In 1969 Walsh sold one of his 1959 Les Pauls to Jimmy Page for around twelve hundred dollars, the instrument that became Page's iconic Number One and shaped much of the Led Zeppelin catalog. Walsh has spoken often about how the move felt natural at the time, simply one working musician helping another find a tool that suited him. The retained 1960 Standard remained Walsh's principal Les Paul into the Barnstorm and early Eagles era, prized for the way it cut through dense band arrangements without losing the warm, woody bottom end that distinguished his sound from the brighter Stratocaster voicings of his peers.
Fender Tweed Deluxe and Music Man 210-HD-130
Known for: Walsh's two-amp rig for combining studio warmth with live cut
Walsh's amplification through the Eagles era and beyond centered on two contrasting voices working together. The 1958 Fender Tweed Deluxe, a fifteen-watt single-channel combo, provided the smaller, more compressed tone that he favored for studio overdubs and small-club work, breaking up early and giving lead lines a singing midrange that did not need to be loud to feel present. For larger venues he paired or alternated this with the Music Man 210-HD-130, a hybrid amplifier with a solid-state preamp and a tube power section, capable of the headroom needed for arena stages without sacrificing the touch sensitivity that defined his playing.
What made the rig distinctive was Walsh's willingness to use volume as an expressive tool rather than a setting. He often arrived at a tone by playing the guitar's volume knob against the amp's natural breakup, rolling back for cleaner rhythm passages and opening up for solos without changing amplifiers. This single-rig discipline, common among players of his generation but increasingly rare in the rack-mount era that followed, is part of why his recorded tones still sound so immediate and human decades on.
Heil Talk Box, Maestro Echoplex, MXR Phase 90
Walsh's effects work is anchored by his association with the Heil Talk Box, the device that shaped the vowel-like guitar voice on Rocky Mountain Way and remained part of his stage rig for decades. Bob Heil designed the talkbox in part at Walsh's encouragement, and Walsh's use of it gave the unit its first widespread popular exposure. Beyond the novelty, what Walsh demonstrated was that the talkbox could carry melodic and even harmonic content rather than functioning as a single trick, and players from Peter Frampton to Bon Jovi's Richie Sambora followed his lead.
Alongside the talkbox, Walsh leaned on the Maestro Echoplex tape delay for thickening leads and creating the slapback that gave many of his solos a sense of three-dimensional space. The MXR Phase 90 appeared on rhythm parts throughout the late 1970s, providing the swirling motion heard behind passages on Life's Been Good and across various Eagles-era recordings.
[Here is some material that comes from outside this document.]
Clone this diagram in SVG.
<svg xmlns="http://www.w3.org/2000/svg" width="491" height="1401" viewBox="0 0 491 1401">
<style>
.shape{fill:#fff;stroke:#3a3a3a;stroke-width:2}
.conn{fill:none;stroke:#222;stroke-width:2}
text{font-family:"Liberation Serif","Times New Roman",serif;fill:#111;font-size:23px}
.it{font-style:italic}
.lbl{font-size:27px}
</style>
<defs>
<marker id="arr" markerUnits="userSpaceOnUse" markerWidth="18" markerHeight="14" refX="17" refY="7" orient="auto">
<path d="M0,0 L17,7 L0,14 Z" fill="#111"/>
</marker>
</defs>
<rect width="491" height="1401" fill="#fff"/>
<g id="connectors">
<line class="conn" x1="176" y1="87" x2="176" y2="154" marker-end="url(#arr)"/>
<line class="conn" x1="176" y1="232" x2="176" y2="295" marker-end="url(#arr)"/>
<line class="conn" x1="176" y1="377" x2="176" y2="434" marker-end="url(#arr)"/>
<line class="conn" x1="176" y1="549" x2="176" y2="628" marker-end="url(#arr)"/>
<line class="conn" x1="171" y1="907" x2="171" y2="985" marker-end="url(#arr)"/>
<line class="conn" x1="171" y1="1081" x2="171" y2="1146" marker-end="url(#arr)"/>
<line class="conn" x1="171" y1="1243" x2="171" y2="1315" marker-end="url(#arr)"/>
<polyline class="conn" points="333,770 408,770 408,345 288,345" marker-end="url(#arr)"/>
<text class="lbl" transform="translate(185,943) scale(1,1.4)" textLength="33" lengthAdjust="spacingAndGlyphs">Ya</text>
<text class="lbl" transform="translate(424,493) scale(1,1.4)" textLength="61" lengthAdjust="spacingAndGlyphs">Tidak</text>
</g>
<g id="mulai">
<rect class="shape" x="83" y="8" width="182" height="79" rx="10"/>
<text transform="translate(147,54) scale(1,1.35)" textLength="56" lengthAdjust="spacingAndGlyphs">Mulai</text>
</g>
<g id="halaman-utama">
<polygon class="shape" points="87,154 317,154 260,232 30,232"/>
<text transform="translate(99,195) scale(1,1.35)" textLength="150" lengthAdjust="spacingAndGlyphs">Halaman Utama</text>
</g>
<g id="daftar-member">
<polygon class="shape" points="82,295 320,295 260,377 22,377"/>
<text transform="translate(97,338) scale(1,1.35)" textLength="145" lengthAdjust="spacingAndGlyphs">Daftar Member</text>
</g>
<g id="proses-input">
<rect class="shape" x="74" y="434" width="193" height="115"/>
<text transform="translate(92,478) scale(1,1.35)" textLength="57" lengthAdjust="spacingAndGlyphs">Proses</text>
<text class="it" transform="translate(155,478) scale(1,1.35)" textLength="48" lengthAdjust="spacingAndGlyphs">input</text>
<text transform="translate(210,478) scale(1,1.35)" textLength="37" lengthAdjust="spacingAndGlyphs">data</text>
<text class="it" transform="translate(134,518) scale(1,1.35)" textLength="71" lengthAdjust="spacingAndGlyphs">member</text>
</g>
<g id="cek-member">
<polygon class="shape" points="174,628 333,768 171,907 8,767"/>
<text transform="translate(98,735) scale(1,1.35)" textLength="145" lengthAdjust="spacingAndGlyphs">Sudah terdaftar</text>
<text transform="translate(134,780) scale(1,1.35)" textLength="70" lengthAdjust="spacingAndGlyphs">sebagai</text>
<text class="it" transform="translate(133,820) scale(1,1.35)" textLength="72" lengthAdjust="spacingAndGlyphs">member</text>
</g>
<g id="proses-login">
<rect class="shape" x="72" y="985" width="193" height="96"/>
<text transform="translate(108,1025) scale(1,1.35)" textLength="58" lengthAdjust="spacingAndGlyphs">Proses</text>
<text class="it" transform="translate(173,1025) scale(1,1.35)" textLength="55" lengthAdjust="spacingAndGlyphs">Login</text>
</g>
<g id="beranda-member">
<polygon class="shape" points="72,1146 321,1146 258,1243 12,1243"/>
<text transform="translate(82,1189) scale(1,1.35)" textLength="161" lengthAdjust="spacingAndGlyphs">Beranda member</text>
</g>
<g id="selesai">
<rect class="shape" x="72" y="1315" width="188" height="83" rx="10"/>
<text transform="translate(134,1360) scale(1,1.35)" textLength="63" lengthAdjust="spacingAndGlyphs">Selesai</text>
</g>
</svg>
Walsh's signal chain was always relatively compact for an arena-rock player of his stature, reflecting his belief that the tone should come primarily from hands, guitar, and amp, with pedals serving as occasional color rather than the foundation.
Signature Technique
Slide, Talkbox, and Conversational Lead Phrasing
Joe Walsh's lead vocabulary sits at an unusual intersection of slide guitar, blues phrasing, and long-form melodic construction, and the result is a soloing voice that feels conversational rather than acrobatic. He almost always uses his pinky for slide work on the high strings, often combining slide passages with fretted notes in the same phrase, an approach that gives his lead lines a vocal-like quality where slurred glissandos resolve into precise pitch centers. The opening lead of Rocky Mountain Way is a textbook example: a slide-driven motif that breathes between phrases and refuses to rush toward resolution.
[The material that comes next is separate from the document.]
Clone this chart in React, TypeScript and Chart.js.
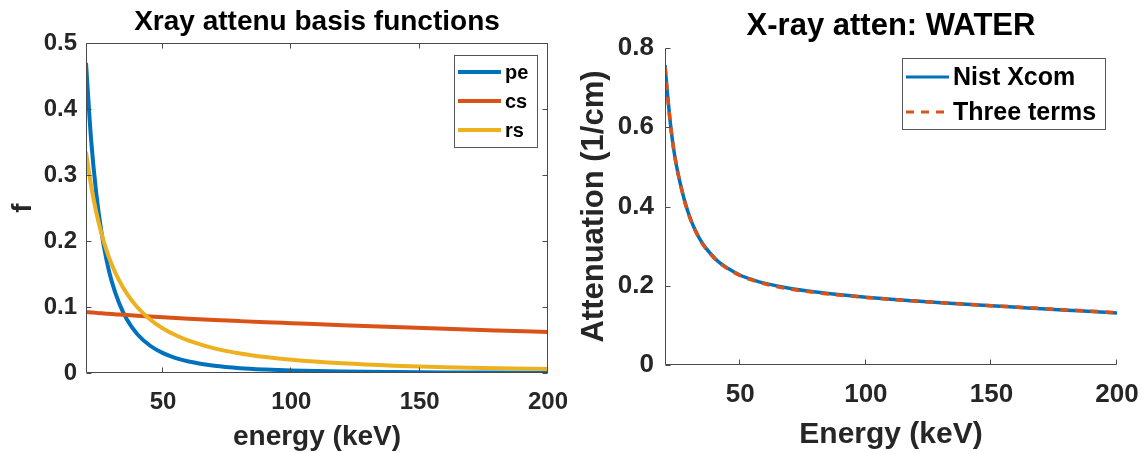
import React, { useEffect, useRef } from 'react';
import { Chart, registerables } from 'chart.js';

Chart.register(...registerables);

// ---------- data ----------
const leftEnergy = [20, 22, 24, 26, 28, 30, 33, 36, 40, 45, 50, 55, 60, 70, 80, 90, 100, 120, 140, 160, 180, 200];
const peValues = [0.470, 0.353, 0.272, 0.214, 0.171, 0.139, 0.105, 0.0806, 0.0588, 0.0413, 0.0301, 0.0226, 0.0174, 0.0110, 0.0073, 0.0052, 0.0038, 0.0022, 0.0014, 0.0009, 0.0006, 0.0005];
const csValues = [0.0925, 0.0918, 0.0911, 0.0905, 0.0899, 0.0893, 0.0885, 0.0877, 0.0867, 0.0855, 0.0843, 0.0832, 0.0822, 0.0803, 0.0786, 0.0770, 0.0755, 0.0725, 0.0696, 0.0669, 0.0644, 0.0620];
const rsValues = [0.335, 0.2835, 0.2435, 0.2117, 0.1859, 0.1648, 0.1395, 0.1198, 0.0996, 0.0811, 0.0674, 0.0571, 0.0490, 0.0374, 0.0296, 0.0241, 0.0200, 0.0146, 0.0111, 0.0088, 0.0072, 0.0060];
const leftSeriesNames = ['pe', 'cs', 'rs'];
const leftXTicks = [50, 100, 150, 200];

const rightEnergy = [20, 21, 22, 23, 24, 25, 26, 28, 30, 32, 35, 38, 41, 45, 50, 55, 60, 70, 80, 90, 100, 110, 120, 130, 140, 150, 160, 170, 180, 190, 200];
const nistValues = [0.757, 0.683, 0.618, 0.565, 0.523, 0.489, 0.460, 0.410, 0.371, 0.341, 0.306, 0.282, 0.262, 0.244, 0.2265, 0.215, 0.206, 0.193, 0.184, 0.177, 0.171, 0.1659, 0.1615, 0.1573, 0.1534, 0.1495, 0.1458, 0.1420, 0.1384, 0.1348, 0.1312];
const threeTermValues = [0.752, 0.680, 0.617, 0.565, 0.523, 0.489, 0.460, 0.409, 0.370, 0.340, 0.305, 0.281, 0.261, 0.243, 0.2255, 0.2135, 0.2045, 0.1915, 0.1828, 0.1762, 0.1705, 0.1656, 0.1613, 0.1573, 0.1535, 0.1498, 0.1462, 0.1426, 0.1391, 0.1357, 0.1322];
const rightSeriesNames = ['Nist Xcom', 'Three terms'];
const rightXTicks = [50, 100, 150, 200];

// ---------- style ----------
const FONT = '"Liberation Sans", Arial, Helvetica, sans-serif';
const TEXT = '#262626';
const AXIS = '#4a4a4a';
const BLUE = '#0072BD';
const ORANGE = '#D95319';
const YELLOW = '#EDB120';

function pts(xs: number[], ys: number[]) {
  return xs.map((x, i) => ({ x, y: ys[i] }));
}

interface Layout {
  left: number; top: number; padRight: number; xAxisH: number;
  box: boolean; tickLen: number;
  tickSize: number; xTickPad: number; yTickPad: number;
  title: string; titleSize: number; titleY: number;
  xLabel: string; xLabelSize: number; xLabelY: number;
  yLabel: string; yLabelSize: number; yLabelX: number;
  leg: { l: number; t: number; r: number; b: number; x0: number; x1: number; tx: number; rows: number[]; size: number; lw: number };
  yMax: number; yStep: number; xTicks: number[];
}

function decorPlugin(L: Layout) {
  return {
    id: 'decor',
    afterDraw(chart: any) {
      const { ctx, chartArea: a, scales } = chart;
      const xs = scales.x, ys = scales.y;
      ctx.save();
      ctx.strokeStyle = AXIS;
      ctx.lineWidth = 1;
      const Lx = Math.round(a.left) + 0.5;
      const Rx = Math.round(a.right) - 0.5;
      const Ty = Math.round(a.top) + 0.5;
      const By = Math.round(a.bottom) - 0.5;
      ctx.beginPath();
      ctx.moveTo(Lx, Ty); ctx.lineTo(Lx, By); ctx.lineTo(Rx, By);
      if (L.box) { ctx.lineTo(Rx, Ty); ctx.lineTo(Lx, Ty); }
      ctx.stroke();
      // inward ticks
      ctx.beginPath();
      xs.ticks.forEach((t: any) => {
        const p = Math.round(xs.getPixelForValue(t.value)) - 0.5;
        ctx.moveTo(p, By); ctx.lineTo(p, By - L.tickLen);
        if (L.box) { ctx.moveTo(p, Ty); ctx.lineTo(p, Ty + L.tickLen); }
      });
      ys.ticks.forEach((t: any) => {
        const p = Math.round(ys.getPixelForValue(t.value)) + 0.5;
        ctx.moveTo(Lx, p); ctx.lineTo(Lx + L.tickLen, p);
        if (L.box) { ctx.moveTo(Rx, p); ctx.lineTo(Rx - L.tickLen, p); }
      });
      ctx.stroke();

      // title
      ctx.fillStyle = '#000';
      ctx.textAlign = 'center';
      ctx.textBaseline = 'alphabetic';
      const cx = (a.left + a.right) / 2;
      ctx.font = `bold ${L.titleSize}px ${FONT}`;
      ctx.fillText(L.title, cx, L.titleY);
      // axis labels
      ctx.fillStyle = TEXT;
      ctx.font = `bold ${L.xLabelSize}px ${FONT}`;
      ctx.fillText(L.xLabel, cx, L.xLabelY);
      ctx.save();
      ctx.translate(L.yLabelX, (a.top + a.bottom) / 2);
      ctx.rotate(-Math.PI / 2);
      ctx.font = `bold ${L.yLabelSize}px ${FONT}`;
      ctx.fillText(L.yLabel, 0, 0);
      ctx.restore();

      // legend
      const g = L.leg;
      ctx.fillStyle = '#fff';
      ctx.fillRect(g.l, g.t, g.r - g.l, g.b - g.t);
      ctx.strokeStyle = '#555';
      ctx.lineWidth = 1;
      ctx.strokeRect(g.l + 0.5, g.t + 0.5, g.r - g.l, g.b - g.t);
      chart.data.datasets.forEach((ds: any, i: number) => {
        const yy = g.rows[i];
        ctx.beginPath();
        ctx.strokeStyle = ds.borderColor;
        ctx.lineWidth = g.lw;
        ctx.setLineDash(ds.borderDash || []);
        ctx.moveTo(g.x0, yy); ctx.lineTo(g.x1, yy);
        ctx.stroke();
        ctx.setLineDash([]);
        ctx.fillStyle = '#000';
        ctx.textAlign = 'left';
        ctx.textBaseline = 'middle';
        ctx.font = `bold ${g.size}px ${FONT}`;
        ctx.fillText(ds.label, g.tx, yy + 1);
      });
      ctx.restore();
    },
  };
}

function makeConfig(L: Layout, datasets: any[]): any {
  const tickFont = { family: FONT, size: L.tickSize, weight: 'bold' as const };
  return {
    type: 'line',
    data: { datasets },
    options: {
      responsive: false,
      animation: false,
      events: [],
      layout: { padding: { top: L.top, right: L.padRight, left: 0, bottom: 0 } },
      plugins: { legend: { display: false }, title: { display: false }, tooltip: { enabled: false } },
      elements: { point: { radius: 0 } },
      scales: {
        x: {
          type: 'linear', min: 20, max: 200,
          afterBuildTicks: (s: any) => { s.ticks = L.xTicks.map((v) => ({ value: v })); },
          afterFit: (s: any) => { s.height = L.xAxisH; s.paddingLeft = 0; s.paddingRight = 0; },
          grid: { display: false, drawTicks: false },
          border: { display: false },
          ticks: { font: tickFont, color: TEXT, padding: L.xTickPad, maxRotation: 0, autoSkip: false },
        },
        y: {
          type: 'linear', min: 0, max: L.yMax,
          afterFit: (s: any) => { s.width = L.left; s.paddingTop = 0; s.paddingBottom = 0; },
          grid: { display: false, drawTicks: false },
          border: { display: false },
          ticks: { font: tickFont, color: TEXT, padding: L.yTickPad, stepSize: L.yStep },
        },
      },
    },
    plugins: [decorPlugin(L)],
  };
}

const leftLayout: Layout = {
  left: 86, top: 43, padRight: 26, xAxisH: 80, box: true, tickLen: 5,
  tickSize: 24, xTickPad: 15, yTickPad: 9,
  title: 'Xray attenu basis functions', titleSize: 28, titleY: 30,
  xLabel: 'energy (keV)', xLabelSize: 28, xLabelY: 445,
  yLabel: 'f', yLabelSize: 28, yLabelX: 31,
  leg: { l: 454, t: 55, r: 537, b: 147, x0: 458, x1: 501, tx: 505, rows: [72, 101, 130], size: 20, lw: 4 },
  yMax: 0.5, yStep: 0.1, xTicks: leftXTicks,
};

const rightLayout: Layout = {
  left: 91, top: 48, padRight: 31, xAxisH: 88, box: false, tickLen: 5,
  tickSize: 26, xTickPad: 14, yTickPad: 11,
  title: 'X-ray atten: WATER', titleSize: 31, titleY: 35,
  xLabel: 'Energy (keV)', xLabelSize: 30, xLabelY: 443,
  yLabel: 'Attenuation (1/cm)', yLabelSize: 31, yLabelX: 29,
  leg: { l: 328, t: 58, r: 531, b: 129, x0: 332, x1: 375, tx: 379, rows: [77, 112], size: 25, lw: 3 },
  yMax: 0.8, yStep: 0.2, xTicks: rightXTicks,
};

function ChartCanvas({ config, left }: { config: () => any; left: number }) {
  const ref = useRef<HTMLCanvasElement | null>(null);
  useEffect(() => {
    if (!ref.current) return;
    const chart = new Chart(ref.current, config());
    return () => chart.destroy();
  }, []);
  return (
    <canvas
      ref={ref}
      width={574}
      height={453}
      style={{ position: 'absolute', left, top: 0, width: 574, height: 453 }}
    />
  );
}

export default function App() {
  const leftConfig = () =>
    makeConfig(leftLayout, [
      { label: leftSeriesNames[0], data: pts(leftEnergy, peValues), borderColor: BLUE, borderWidth: 4, cubicInterpolationMode: 'monotone', order: 3 },
      { label: leftSeriesNames[1], data: pts(leftEnergy, csValues), borderColor: ORANGE, borderWidth: 4, cubicInterpolationMode: 'monotone', order: 2 },
      { label: leftSeriesNames[2], data: pts(leftEnergy, rsValues), borderColor: YELLOW, borderWidth: 4, cubicInterpolationMode: 'monotone', order: 1 },
    ]);
  const rightConfig = () =>
    makeConfig(rightLayout, [
      { label: rightSeriesNames[0], data: pts(rightEnergy, nistValues), borderColor: BLUE, borderWidth: 3.5, cubicInterpolationMode: 'monotone', order: 2 },
      { label: rightSeriesNames[1], data: pts(rightEnergy, threeTermValues), borderColor: ORANGE, borderWidth: 3.5, borderDash: [8, 7], cubicInterpolationMode: 'monotone', order: 1 },
    ]);
  return (
    <div style={{ position: 'absolute', left: 0, top: 0, width: 1148, height: 453, background: '#fff' }}>
      <ChartCanvas config={leftConfig} left={0} />
      <ChartCanvas config={rightConfig} left={574} />
    </div>
  );
}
His talkbox work is technically demanding in ways that listeners often underestimate. The instrument requires the player to shape vowel sounds with the mouth while simultaneously fretting the guitar with conviction, a coordination that few players develop fluency in. Walsh treats the talkbox as a second voice rather than a guitar effect, harmonizing with himself across overdubs and constructing melodic phrases that follow vocal contours rather than guitaristic patterns. This approach is what allowed Rocky Mountain Way's central hook to function as a singable melody, embedded in popular memory in a way few instrumental passages achieve.
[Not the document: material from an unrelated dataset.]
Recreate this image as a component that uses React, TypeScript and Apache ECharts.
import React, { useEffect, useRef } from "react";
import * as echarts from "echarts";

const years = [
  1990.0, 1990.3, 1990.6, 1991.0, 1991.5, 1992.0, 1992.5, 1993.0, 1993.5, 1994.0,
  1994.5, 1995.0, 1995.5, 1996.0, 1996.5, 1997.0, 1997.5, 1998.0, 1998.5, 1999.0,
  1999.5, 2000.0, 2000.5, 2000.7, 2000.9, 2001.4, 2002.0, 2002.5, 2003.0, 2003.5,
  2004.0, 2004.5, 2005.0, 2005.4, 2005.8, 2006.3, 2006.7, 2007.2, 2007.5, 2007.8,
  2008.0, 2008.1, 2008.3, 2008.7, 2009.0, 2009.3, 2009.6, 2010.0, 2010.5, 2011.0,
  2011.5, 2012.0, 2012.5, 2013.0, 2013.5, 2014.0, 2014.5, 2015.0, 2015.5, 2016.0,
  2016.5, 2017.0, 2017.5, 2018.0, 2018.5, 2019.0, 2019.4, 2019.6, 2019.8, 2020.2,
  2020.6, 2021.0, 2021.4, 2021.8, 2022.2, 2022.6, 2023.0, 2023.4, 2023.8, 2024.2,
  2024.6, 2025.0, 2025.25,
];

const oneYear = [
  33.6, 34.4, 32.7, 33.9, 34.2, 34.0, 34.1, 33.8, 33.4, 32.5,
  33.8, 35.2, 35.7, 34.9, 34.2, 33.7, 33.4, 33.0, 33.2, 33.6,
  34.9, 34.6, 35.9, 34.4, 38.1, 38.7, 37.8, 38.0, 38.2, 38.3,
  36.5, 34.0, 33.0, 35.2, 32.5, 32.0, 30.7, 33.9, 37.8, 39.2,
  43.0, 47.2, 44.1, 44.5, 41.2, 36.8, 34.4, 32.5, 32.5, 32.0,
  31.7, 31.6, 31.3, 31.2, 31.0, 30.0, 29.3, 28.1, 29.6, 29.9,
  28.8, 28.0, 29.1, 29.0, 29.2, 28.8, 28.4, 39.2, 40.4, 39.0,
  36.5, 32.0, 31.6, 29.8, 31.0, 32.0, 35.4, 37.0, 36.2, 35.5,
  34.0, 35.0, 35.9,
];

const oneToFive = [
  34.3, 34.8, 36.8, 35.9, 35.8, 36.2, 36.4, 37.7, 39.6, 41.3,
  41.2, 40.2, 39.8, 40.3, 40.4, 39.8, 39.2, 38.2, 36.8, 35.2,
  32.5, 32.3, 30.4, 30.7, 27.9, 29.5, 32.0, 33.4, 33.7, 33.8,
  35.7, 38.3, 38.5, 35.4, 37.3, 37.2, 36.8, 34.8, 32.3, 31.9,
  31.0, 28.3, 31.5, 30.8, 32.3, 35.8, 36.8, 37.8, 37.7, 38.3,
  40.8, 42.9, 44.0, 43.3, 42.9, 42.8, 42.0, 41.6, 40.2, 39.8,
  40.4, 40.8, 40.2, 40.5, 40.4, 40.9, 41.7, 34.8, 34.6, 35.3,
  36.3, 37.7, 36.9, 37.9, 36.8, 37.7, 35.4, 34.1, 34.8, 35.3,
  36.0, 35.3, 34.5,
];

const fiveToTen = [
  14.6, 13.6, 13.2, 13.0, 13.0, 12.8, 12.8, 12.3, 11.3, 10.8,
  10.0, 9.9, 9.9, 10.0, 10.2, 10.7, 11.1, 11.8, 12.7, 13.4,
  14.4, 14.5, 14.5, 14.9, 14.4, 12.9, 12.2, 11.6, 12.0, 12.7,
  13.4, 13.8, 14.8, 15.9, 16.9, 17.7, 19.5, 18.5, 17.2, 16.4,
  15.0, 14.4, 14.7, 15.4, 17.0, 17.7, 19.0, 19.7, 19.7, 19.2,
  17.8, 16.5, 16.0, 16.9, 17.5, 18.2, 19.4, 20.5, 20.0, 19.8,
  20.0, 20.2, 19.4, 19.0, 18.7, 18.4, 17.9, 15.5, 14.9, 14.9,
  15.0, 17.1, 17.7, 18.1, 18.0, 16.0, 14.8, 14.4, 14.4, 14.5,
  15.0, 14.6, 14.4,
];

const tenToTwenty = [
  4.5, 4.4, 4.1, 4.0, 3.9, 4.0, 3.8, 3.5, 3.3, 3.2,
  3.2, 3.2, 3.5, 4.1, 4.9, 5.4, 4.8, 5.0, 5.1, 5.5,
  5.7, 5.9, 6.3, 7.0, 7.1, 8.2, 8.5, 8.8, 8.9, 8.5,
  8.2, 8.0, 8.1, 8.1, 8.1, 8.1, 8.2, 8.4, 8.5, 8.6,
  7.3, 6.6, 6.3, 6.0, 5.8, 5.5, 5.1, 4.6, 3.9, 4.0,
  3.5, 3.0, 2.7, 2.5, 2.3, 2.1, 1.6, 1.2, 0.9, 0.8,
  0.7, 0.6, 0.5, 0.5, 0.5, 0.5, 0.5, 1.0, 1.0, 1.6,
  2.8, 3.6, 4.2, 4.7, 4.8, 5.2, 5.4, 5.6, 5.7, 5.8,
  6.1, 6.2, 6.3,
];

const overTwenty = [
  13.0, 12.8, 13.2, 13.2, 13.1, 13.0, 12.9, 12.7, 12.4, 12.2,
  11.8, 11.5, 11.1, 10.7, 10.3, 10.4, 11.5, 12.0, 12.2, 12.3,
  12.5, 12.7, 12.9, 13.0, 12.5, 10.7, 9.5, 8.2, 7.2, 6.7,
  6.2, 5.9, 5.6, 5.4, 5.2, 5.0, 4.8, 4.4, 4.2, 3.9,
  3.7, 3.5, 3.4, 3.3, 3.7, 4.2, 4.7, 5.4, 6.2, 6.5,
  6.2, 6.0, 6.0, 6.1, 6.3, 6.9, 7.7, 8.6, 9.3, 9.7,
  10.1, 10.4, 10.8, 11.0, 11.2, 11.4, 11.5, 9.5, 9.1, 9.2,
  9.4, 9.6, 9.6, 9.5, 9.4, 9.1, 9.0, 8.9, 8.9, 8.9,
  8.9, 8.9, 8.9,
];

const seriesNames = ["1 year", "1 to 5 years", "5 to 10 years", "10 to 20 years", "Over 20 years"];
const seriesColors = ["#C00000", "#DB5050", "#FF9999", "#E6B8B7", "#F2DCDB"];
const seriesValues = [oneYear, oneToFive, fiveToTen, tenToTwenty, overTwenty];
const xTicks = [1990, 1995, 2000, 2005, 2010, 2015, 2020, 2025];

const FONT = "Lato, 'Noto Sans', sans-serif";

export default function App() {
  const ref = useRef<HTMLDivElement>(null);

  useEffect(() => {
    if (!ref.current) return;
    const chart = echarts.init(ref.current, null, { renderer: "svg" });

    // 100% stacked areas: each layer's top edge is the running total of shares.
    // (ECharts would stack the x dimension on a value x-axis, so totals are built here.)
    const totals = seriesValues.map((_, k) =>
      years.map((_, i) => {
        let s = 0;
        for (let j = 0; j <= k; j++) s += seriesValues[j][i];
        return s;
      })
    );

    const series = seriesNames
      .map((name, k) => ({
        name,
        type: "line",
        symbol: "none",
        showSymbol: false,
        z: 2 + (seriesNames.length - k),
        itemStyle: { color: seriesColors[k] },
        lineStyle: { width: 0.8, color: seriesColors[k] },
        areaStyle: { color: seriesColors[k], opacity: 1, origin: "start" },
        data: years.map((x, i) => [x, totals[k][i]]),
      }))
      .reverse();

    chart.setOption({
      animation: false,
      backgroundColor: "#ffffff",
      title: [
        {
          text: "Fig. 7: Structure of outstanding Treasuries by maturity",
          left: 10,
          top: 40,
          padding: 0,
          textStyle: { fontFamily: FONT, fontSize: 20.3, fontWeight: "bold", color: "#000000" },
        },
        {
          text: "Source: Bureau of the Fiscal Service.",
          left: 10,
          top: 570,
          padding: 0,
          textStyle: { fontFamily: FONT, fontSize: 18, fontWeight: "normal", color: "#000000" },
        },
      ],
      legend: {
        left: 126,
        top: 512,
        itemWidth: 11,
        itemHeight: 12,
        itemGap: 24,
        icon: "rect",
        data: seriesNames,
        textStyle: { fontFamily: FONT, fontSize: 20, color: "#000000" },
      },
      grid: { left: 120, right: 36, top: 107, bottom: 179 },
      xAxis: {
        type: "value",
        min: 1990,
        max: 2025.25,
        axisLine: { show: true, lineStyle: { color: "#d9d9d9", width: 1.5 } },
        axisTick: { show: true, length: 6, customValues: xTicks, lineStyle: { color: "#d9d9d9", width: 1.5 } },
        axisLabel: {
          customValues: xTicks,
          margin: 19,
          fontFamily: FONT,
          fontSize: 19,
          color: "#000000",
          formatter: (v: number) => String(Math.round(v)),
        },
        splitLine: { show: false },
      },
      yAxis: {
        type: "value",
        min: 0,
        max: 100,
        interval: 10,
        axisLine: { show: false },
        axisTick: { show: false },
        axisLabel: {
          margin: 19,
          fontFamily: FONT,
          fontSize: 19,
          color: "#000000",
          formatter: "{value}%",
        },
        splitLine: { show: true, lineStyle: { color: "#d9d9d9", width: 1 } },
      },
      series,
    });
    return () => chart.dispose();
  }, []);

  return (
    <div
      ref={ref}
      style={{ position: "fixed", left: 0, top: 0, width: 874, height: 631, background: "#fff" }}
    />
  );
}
In ensemble contexts, particularly his Eagles work, Walsh's most underrated trait is his rhythm playing. He thinks orchestrally about how a second guitar should support an existing arrangement, often choosing inverted voicings and partial chords that occupy a different register than the lead vocal or the other guitar parts. The dueling-guitars passage of Hotel California, played in tight thirds and sixths against Don Felder's line, is the most famous demonstration, but the principle appears throughout Walsh's catalog: lead playing that listens, supports, and converses with the rest of the band rather than competing for attention.